The "Mixed Bag" Problem and the Quest for Alpha

Despite the excitement, the reality of using AI to generate "Alpha" (returns above the market average) remains complex. Many firms are still struggling to prove that AI models can consistently outperform traditional statistical methods in high-noise environments like equity markets. Man Group admits that while AI is powerful, it is not infallible. Models can suffer from hallucinations or rely on historical correlations that no longer hold true in a rapidly evolving global economy.

  • Data quality remains the single most significant limiting factor for AI efficacy.
  • Integrating AI requires a cultural shift in how investors trust and audit algorithms.
  • The risk of "overfitting" to historical data is heightened with complex AI architectures.

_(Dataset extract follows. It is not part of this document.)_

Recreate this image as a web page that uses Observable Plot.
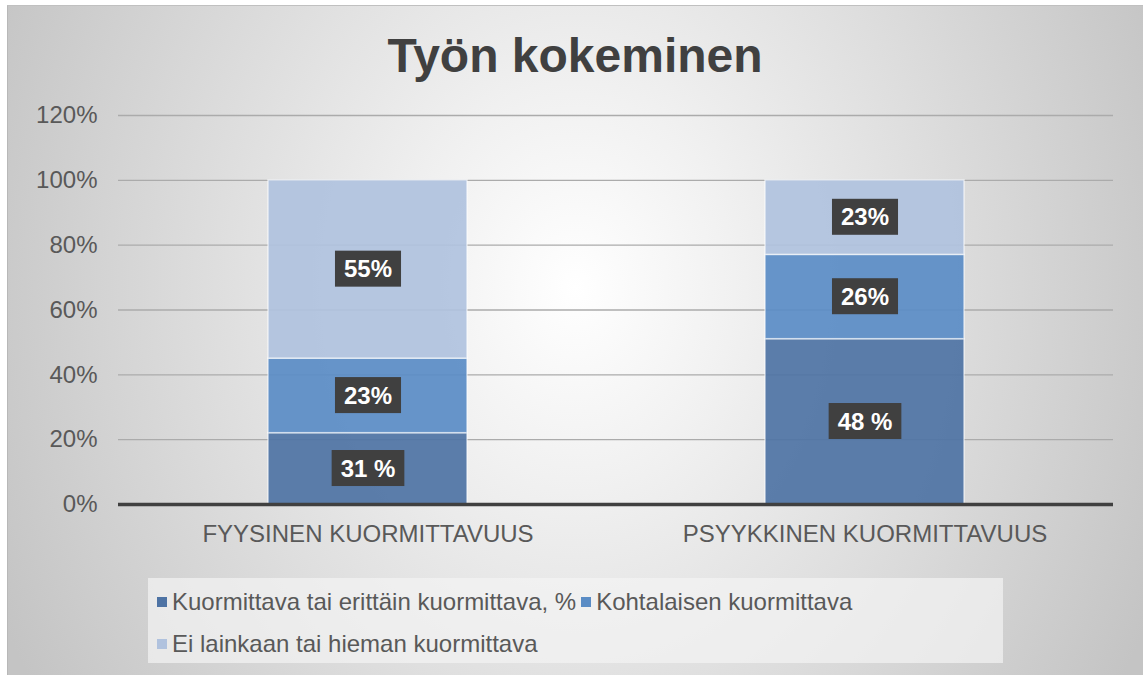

Ethics and Systemic Risk in the AI Age

A topic often omitted in technical discussions is systemic risk. If all major players, such as Man Group, Citadel, and Renaissance Technologies, utilize similar AI models trained on the same datasets, there is a risk of "herding behavior." This could lead to sharp and violent market corrections as models react simultaneously to specific signals. Man Group appears to recognize this, investing in proprietary datasets and unique model architectures to differentiate their approach.

"Artificial Intelligence is not a crystal ball, but an extremely sophisticated lens. If the lens is smudged with poor data, the market picture will remain blurry," the firm's leadership notes.

Conclusion: The Path Forward

As we move through 2026, Man Group demonstrates that success in the AI era requires a blend of technological prowess and traditional financial prudence. The firm is not seeking to replace humans but to provide them with information-processing "superpowers." The ultimate bet is whether these superpowers will translate into consistent shareholder profits in an environment where AI is quickly becoming the baseline for all participants.